LONGMEADOW, MA (WGGB/WSHM) -- A new project will be underway towards installing new, visible signs for the train crossing at Birnie Road and Tina Lane in Longmeadow.
The funding comes nearly two years after a Longmeadow DPW worker was hit by a train and killed while plowing the intersection.
With rail service starting to increase through western Massachusetts, politicians at a press conference Friday morning said the process of securing the funding made them take a closer look at improving the safety of this intersection behind me
"Unfortunately this is not the first death or the first accident at this crossing," said Senator Eric Lesser.
Senator Lesser said the Amtrak intersection Bernie Road and Tina Lane has been a saftey concern for decades before DPW worker Warren Cowles was killed in 2017.
Even with five deaths at that location, Lesser said solutions were tabled again and again.
"There have been nearly 40 years of effort to get the signalization in this crossing improved," said Lesser.
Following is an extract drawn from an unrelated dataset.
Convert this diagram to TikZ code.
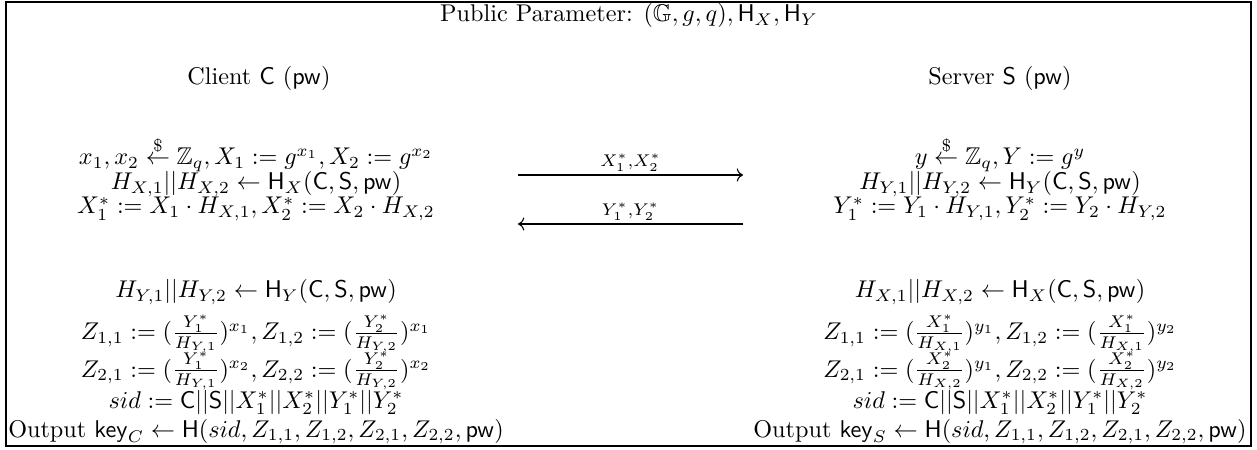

"You have a lot of different jurisdictions all intersecting at the site. The actual rail maintained and owned by Amtrak. You have a local road that intersects on both state and federal properties," Lesser explained.
Construction on new signage will begin in 2019, leaving the Longmeadow DPW with one more winter to watch for trains.
"Right now it's secured already with jersey barriers and all the gates we routinely patrol this area.It is frequently monitored by civilians but also by police officers patrolling this area," said Longmeadow Police Chief John Stankiewicz.
With a reminder of how fast these trains move interrupting the press conference, it's another sign that this new funding came two years too late for Cowles.
Still, Cowles family told Western Mass News they now have closure.
"The sacrifice that my dad made his kind of paved the path for the future father DPW workers who drive on this area," said Alex Cowles.
"We've heard of every accident that's happened here. We've seen the outcome that nothing's happened and now her son had to go be killed. I'm going to go see her and bring her this news," said Cindy Cowles, sister of Warren Cowles.
The MassDot announced they committed $700,000 to the project which will cover 90 percent of the project and Amtrak will cover the rest.